Uma recente publicação no site da BBC1, sobre a punição da homossexualidade com a pena de morte em alguns países, serviu de alicerce para a estruturação deste artigo, a respeito das complexidades apresentadas sobre a visão restrita e inflexível acerca da homossexualidade. As questões descritas têm o foco de atenção para a análise da temática sob a égide da Doutrina Espírita. Também se propõe a lançar luzes sobre o assunto, na busca de esclarecimentos e instruções sobre a ocorrência da homossexualidade e seu vínculo com o processo evolutivo de cada Ser, bem como apresentar que a homossexualidade se encontra como degrau evolutivo nos propósitos da criação de Deus Pai, por meio do Seu mais magnânimo atributo: o amor.

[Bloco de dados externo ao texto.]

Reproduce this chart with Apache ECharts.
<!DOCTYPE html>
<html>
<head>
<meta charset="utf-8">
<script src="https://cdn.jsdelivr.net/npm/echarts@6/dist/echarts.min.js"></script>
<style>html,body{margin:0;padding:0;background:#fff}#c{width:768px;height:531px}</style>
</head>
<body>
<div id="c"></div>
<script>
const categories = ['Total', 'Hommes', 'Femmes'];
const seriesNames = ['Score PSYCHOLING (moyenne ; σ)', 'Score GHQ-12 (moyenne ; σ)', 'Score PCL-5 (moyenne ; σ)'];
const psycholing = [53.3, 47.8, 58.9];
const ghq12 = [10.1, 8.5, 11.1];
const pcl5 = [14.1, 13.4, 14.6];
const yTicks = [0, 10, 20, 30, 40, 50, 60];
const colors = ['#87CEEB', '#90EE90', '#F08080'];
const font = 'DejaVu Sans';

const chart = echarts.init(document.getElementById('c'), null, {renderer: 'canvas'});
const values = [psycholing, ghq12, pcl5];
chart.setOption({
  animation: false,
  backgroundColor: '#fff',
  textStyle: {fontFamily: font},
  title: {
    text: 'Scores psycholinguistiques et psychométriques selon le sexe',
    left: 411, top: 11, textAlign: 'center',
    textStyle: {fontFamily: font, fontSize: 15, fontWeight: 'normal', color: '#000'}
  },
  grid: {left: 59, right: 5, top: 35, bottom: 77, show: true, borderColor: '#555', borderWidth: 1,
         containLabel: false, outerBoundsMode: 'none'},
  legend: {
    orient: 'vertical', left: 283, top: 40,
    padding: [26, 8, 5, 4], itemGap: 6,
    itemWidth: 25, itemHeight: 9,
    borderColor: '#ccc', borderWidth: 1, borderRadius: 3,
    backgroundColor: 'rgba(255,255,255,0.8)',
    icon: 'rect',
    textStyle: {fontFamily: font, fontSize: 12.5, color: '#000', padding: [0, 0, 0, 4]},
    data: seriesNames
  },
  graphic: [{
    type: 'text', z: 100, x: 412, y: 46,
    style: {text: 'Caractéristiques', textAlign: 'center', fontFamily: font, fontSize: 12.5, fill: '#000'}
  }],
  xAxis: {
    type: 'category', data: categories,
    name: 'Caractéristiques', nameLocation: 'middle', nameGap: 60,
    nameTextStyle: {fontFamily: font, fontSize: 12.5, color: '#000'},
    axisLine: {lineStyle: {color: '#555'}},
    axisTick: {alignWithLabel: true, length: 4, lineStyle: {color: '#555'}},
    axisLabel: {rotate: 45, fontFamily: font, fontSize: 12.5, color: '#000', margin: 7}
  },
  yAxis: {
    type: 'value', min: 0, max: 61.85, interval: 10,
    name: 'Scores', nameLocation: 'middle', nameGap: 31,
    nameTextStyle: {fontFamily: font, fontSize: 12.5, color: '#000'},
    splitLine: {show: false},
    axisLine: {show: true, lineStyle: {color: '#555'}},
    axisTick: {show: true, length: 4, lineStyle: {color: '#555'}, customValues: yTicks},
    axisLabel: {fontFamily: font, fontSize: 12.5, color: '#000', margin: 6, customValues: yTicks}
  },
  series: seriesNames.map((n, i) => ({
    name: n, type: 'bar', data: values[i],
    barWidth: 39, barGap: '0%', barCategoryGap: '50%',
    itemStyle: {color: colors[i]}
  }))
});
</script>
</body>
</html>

A concepção do ser humano como um ser espiritual em constante evolução instiga uma profunda reflexão sobre a diversidade sexual e o amor. A perspectiva espírita enfatiza a importância do respeito mútuo, da aceitação e da compreensão de que a orientação sexual constitui apenas uma dimensão na jornada espiritual de cada indivíduo. Ao explorar a interseção entre a homossexualidade e o Espiritismo, emerge um diálogo entre duas esferas frequentemente consideradas separadas. Contudo, a visão Espírita direciona para a compreensão sobre as nuances da sexualidade, proporcionando perspectivas que podem enriquecer nossa compreensão e fomentar a mútua aceitação.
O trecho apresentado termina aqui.